A recent article spearheaded by Fang Lin, doctoral candidate at the Center for Green Chemistry and Green Engineering, describes a novel method using electrocatalysis to break down chemical “model” compounds which are commonly found in the wood component lignin. The article is titled “Development of a Ni-promoted, selective electrochemical reductive cleavage of the C–O bond in lignin model compound benzyl phenyl ether” and was published in the prestigious journal RSC Green Chemistry and can be found here:

Rooted in the goal of displacing fossil-derived chemicals and fuels with those derived from biomass, this paper demonstrates the potential for breaking down large lignin molecules for their use as new chemical compounds, such as in an integrated bio-refinery. Lignin is a type of polymer found in plants and a major component in plant cell walls, specifically in lignocellulose. While it has promising potential to be used as the basis for renewably sourced chemicals, lignin polymers are complex and must be depolymerized (ie, broken down) through bond cleavage to allow for its further use.
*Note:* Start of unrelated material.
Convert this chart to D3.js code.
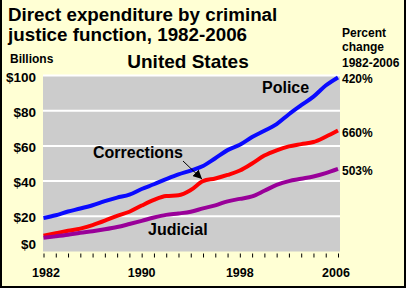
<!DOCTYPE html>
<html>
<head>
<meta charset="utf-8">
<script src="https://cdn.jsdelivr.net/npm/d3@7"></script>
<style>
  html, body { margin: 0; padding: 0; background: #ffffd4; }
  svg { display: block; font-family: "Liberation Sans", Arial, sans-serif; }
</style>
</head>
<body>
<div id="chart"></div>
<script>
// Données (milliards de dollars)
const annees = d3.range(1982, 2007);
const police = [19.0, 20.6, 22.7, 24.4, 26.3, 28.6, 30.6, 32.3, 35.5, 38.2, 41.1, 43.8, 46.0, 48.6, 53.0, 57.6, 60.6, 65.0, 68.6, 72.4, 78.0, 83.1, 88.0, 94.3, 98.9];
const corrections = [9.0, 10.4, 11.8, 13.0, 15.0, 17.5, 20.3, 22.6, 26.1, 29.3, 31.5, 31.9, 34.9, 40.0, 41.5, 43.5, 46.0, 50.0, 54.5, 57.5, 59.7, 61.0, 62.2, 65.2, 68.7];
const judicial = [7.8, 8.6, 9.5, 10.6, 11.5, 12.6, 13.9, 15.6, 17.4, 19.3, 20.8, 21.6, 22.6, 24.5, 26.2, 28.5, 29.9, 31.3, 34.5, 37.8, 40.0, 41.3, 42.6, 44.5, 46.9];
const seriesNoms = ["Police", "Corrections", "Judicial"];
const seriesCouleurs = ["#0a0aff", "#ff0000", "#990099"];
const pourcentages = ["420%", "660%", "503%"];
const ticksY = [0, 20, 40, 60, 80, 100];
const ticksAnnees = [1982, 1990, 1998, 2006];

const largeur = 406;
const hauteur = 288;

const svg = d3.select("#chart").append("svg")
    .attr("width", largeur)
    .attr("height", hauteur);

// Fond et bordure
svg.append("rect")
    .attr("width", largeur).attr("height", hauteur)
    .attr("fill", "#ffffd4");
svg.append("path")
    .attr("d", `M1,0 V${hauteur - 1} H${largeur - 1} V0`)
    .attr("fill", "none")
    .attr("stroke", "#000")
    .attr("stroke-width", 2);

// Echelles
const x = d3.scaleLinear().domain([1982, 2006]).range([43.5, 338]);
const y = d3.scaleLinear().domain([0, 100]).range([251.5, 75.5]);

// Zone grise
svg.append("rect")
    .attr("x", 43).attr("y", y(100))
    .attr("width", 340 - 43).attr("height", y(0) - y(100))
    .attr("fill", "#cccccc");

// Lignes de grille
svg.append("g")
    .selectAll("line")
    .data(ticksY.filter(d => d > 0))
    .enter()
    .append("line")
    .attr("x1", 43).attr("x2", 340)
    .attr("y1", d => y(d)).attr("y2", d => y(d))
    .attr("stroke", "#fff")
    .attr("stroke-width", 2);

// Etiquettes axe Y
svg.append("g")
    .selectAll("text")
    .data(ticksY)
    .enter()
    .append("text")
    .attr("x", 36)
    .attr("y", d => Math.min(y(d) + 6, 249))
    .attr("text-anchor", "end")
    .style("font-size", "13.5px")
    .style("font-weight", "bold")
    .text(d => "$" + d);

// Axe X (graduations)
const axeX = d3.axisBottom(x)
    .tickValues(annees)
    .tickSize(4)
    .tickSizeOuter(0)
    .tickFormat("");
const gAxe = svg.append("g")
    .attr("transform", `translate(0, 253.5)`)
    .call(axeX);
gAxe.select(".domain").remove();
gAxe.selectAll(".tick line").attr("stroke", "#000");

svg.append("g")
    .selectAll("text")
    .data(ticksAnnees)
    .enter()
    .append("text")
    .attr("x", d => x(d) + (d === 1982 ? 2.5 : (d === 2006 ? -2 : 0)))
    .attr("y", 276.5)
    .attr("text-anchor", "middle")
    .style("font-size", "12.5px")
    .style("font-weight", "bold")
    .text(d => d);

// Courbes
const ligne = d3.line()
    .x((d, i) => x(annees[i]))
    .y(d => y(d))
    .curve(d3.curveMonotoneX);

const donnees = [police, corrections, judicial];
svg.append("g")
    .selectAll("path")
    .data(donnees)
    .enter()
    .append("path")
    .attr("d", ligne)
    .attr("fill", "none")
    .attr("stroke", (d, i) => seriesCouleurs[i])
    .attr("stroke-width", 4);

// Etiquettes des séries
const positionsNoms = [[262, 93], [93, 158], [148, 235]];
svg.append("g")
    .selectAll("text")
    .data(seriesNoms)
    .enter()
    .append("text")
    .attr("x", (d, i) => positionsNoms[i][0])
    .attr("y", (d, i) => positionsNoms[i][1])
    .style("font-size", "16px")
    .style("font-weight", "bold")
    .text(d => d);

// Flèche Corrections
svg.append("defs").append("marker")
    .attr("id", "fleche")
    .attr("viewBox", "0 0 10 10")
    .attr("refX", 10).attr("refY", 5)
    .attr("markerWidth", 9).attr("markerHeight", 9)
    .attr("markerUnits", "userSpaceOnUse")
    .attr("orient", "auto")
    .append("path")
    .attr("d", "M0,0 L10,5 L0,10 Z")
    .attr("fill", "#000");
svg.append("line")
    .attr("x1", 183).attr("y1", 161)
    .attr("x2", x(1995) - 1).attr("y2", y(corrections[13]) - 2)
    .attr("stroke", "#000")
    .attr("stroke-width", 1)
    .attr("marker-end", "url(#fleche)");

// Pourcentages
const derniers = donnees.map(s => s[s.length - 1]);
svg.append("g")
    .selectAll("text")
    .data(pourcentages)
    .enter()
    .append("text")
    .attr("x", 342)
    .attr("y", (d, i) => y(derniers[i]) + 6)
    .style("font-size", "12px")
    .style("font-weight", "bold")
    .text(d => d);

// Titres
svg.append("text")
    .attr("x", 8).attr("y", 20.5)
    .style("font-size", "18.8px")
    .style("font-weight", "bold")
    .text("Direct expenditure by criminal");
svg.append("text")
    .attr("x", 8).attr("y", 40.5)
    .style("font-size", "18.8px")
    .style("font-weight", "bold")
    .text("justice function, 1982-2006");

svg.append("text")
    .attr("x", 188).attr("y", 68)
    .attr("text-anchor", "middle")
    .style("font-size", "19px")
    .style("font-weight", "bold")
    .text("United States");

svg.append("text")
    .attr("x", 10).attr("y", 62.5)
    .style("font-size", "12px")
    .style("font-weight", "bold")
    .text("Billions");

const legende = svg.append("text")
    .style("font-size", "12px")
    .style("font-weight", "bold");
["Percent", "change", "1982-2006"].forEach((t, i) => {
    legende.append("tspan").attr("x", 342).attr("y", [36.5, 50.5, 66.5][i]).text(t);
});
</script>
</body>
</html>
Due to the complexity of lignin, researchers often work with so-called model compounds which contain the characteristic bonds found in lignin. Other research on lignin model compounds often includes the use of harsh conditions and/or the use of toxic reagents or precious metals. In this work Lin et al. focused specifically on one type of bond, the α-O-4 model compound benzyl phenyl ether (BPE), which could be broken via the use of a Nickel (Ni) -based catalyst in combination with electricity. Specifically, the method breaks down the model compound BPE by cleaving the benzylic C–O bond present in BPE using electrochemistry. There are several advantages to this approach: Electrochemistry can allow researchers to eschew the harsh conditions involved in traditional chemistry and align more closely with the principles of green chemistry. Electrochemistry is operated at room temperature and ambient pressure. In electrochemistry, the electric current takes the place of a stoichiometric amount of a redox agent, thus avoiding extra reagent input (e.g, H2). Nickel is an earth-abundant and relatively cheap metal, thereby lending itself as a good candidate for catalysis, and not contributing to the depletion of other, scarcer resources.

The researchers’ successful use of a Nickel catalyst to electrocatalytically cleave the C-O bond in this lignin compound in mild conditions add another technique to the toolbox on the path to realizing the integrated biorefinery, in which all parts of (renewable) biomass is valorized much like in a modern petroleum refinery. The importance to move toward producing  chemicals, materials, and fuels from biomass and other renewable resources including CO2 cannot be understated, especially when considering the need to cease the use of climate change-exacerbating fossil fuels.